Shah Abdul Latif had structured his poetry book, Ganj, commonly known as Shah Jo Risalo, in a form that suggested he intended to convey his message to the world through his verse. Among many intentions behind his poetry, one of his major inclinations was towards highlighting the marginalized populace of the country, especially women. Accordingly, he chose these Seven women of the Sindhi folktales as protagonists in his stories. These tragic romantic tales are Umar Marvi, Momal Rano, Sohni Mehar, Lilan Chanesar, Noori Jam Tamachi, Sassui Punhun and Sorath Rai Diyach. Marvi's character portrays the love for the land, its people, her commitment to her traditions, her stance before a tyrant king, Umar (عمر) or as some say (Amar—امر). Moomal's character portrays an image of a passionate soul, brimming with love for her beloved, Rano (راڻو) and suffers at the altar of separation and rejection but does not surrender. Sasui is a daunting lady, who takes a debilitating journey of mountainous tracks to find her beloved, Punhoon (پنهون). Noori is a fisher-woman who enchants the king Tamachi (تماچي) and turns out to be one of the most romantic characters in Sindhi literature. Sohni is a daring soul, who, in order to meet her beloved Mehar (ميهار) overlooks the hyper waves of the Indus River and keeps meeting her beloved on the far bank of the river and one night falls victim to the river waves and dies. Lilan loses her king (husband) Chanesar for an obscenely expensive necklace and undergoes travails of an unbearable separation to regain her status and character; while Sorath is a loving soul, full of passion and care about her beloved.

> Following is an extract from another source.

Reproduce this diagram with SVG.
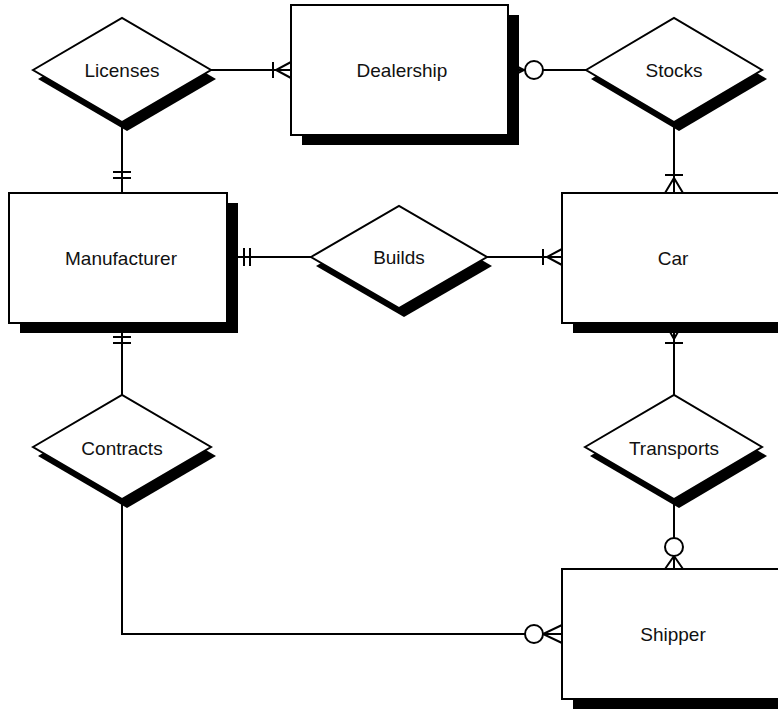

From the texts of these folktales, and especially Latif's poetry, the role of these very women would appear to dominate the role of men as their counterparts. In Umar-Marvi, if only Latif's poetry is analyzed, less space is dedicated to Umar's role, most of the story/narration refers to difficulties Marvi undergoes as a result of her abduction by King Umar in the south-eastern part of Sindh. In Moomal-Rano, Moomal's role overwhelms everything else including Rano's character. Sasui-Punhoon is predominantly the story of Sasui's struggle to find her beloved husband who left her, apparently, for good. Only a little chunk is dedicated to Punhoon in this story. Noori-Jam Tamachi is predominantly a romantic tale from Noori's context. Tamachi is just like a source to help substantiate Noori's perspective. Suhni-Mehar is again the story of Suhni's anxiety and the trouble she takes to meet Mehar. Mehar is not more than a figment of an image. In Lilan-Chanesar, again the supposed protagonist is Lilan. However, in Sorath-Rai Diyach, Sorath, unlike the characters in the aforementioned tales, dominates the story in the spirit, not the material.

Thus, the story of each of these seven Heroic Women, little or more, in one or the other way, relates to the cultural milieu and substance of the evolutionary process of the people living in the region of Sindh. Lubna Jehangir painted all seven queens of Shah Abdul Latif and displayed them at the Ocean art gallery under guidance of Attiya Dawood.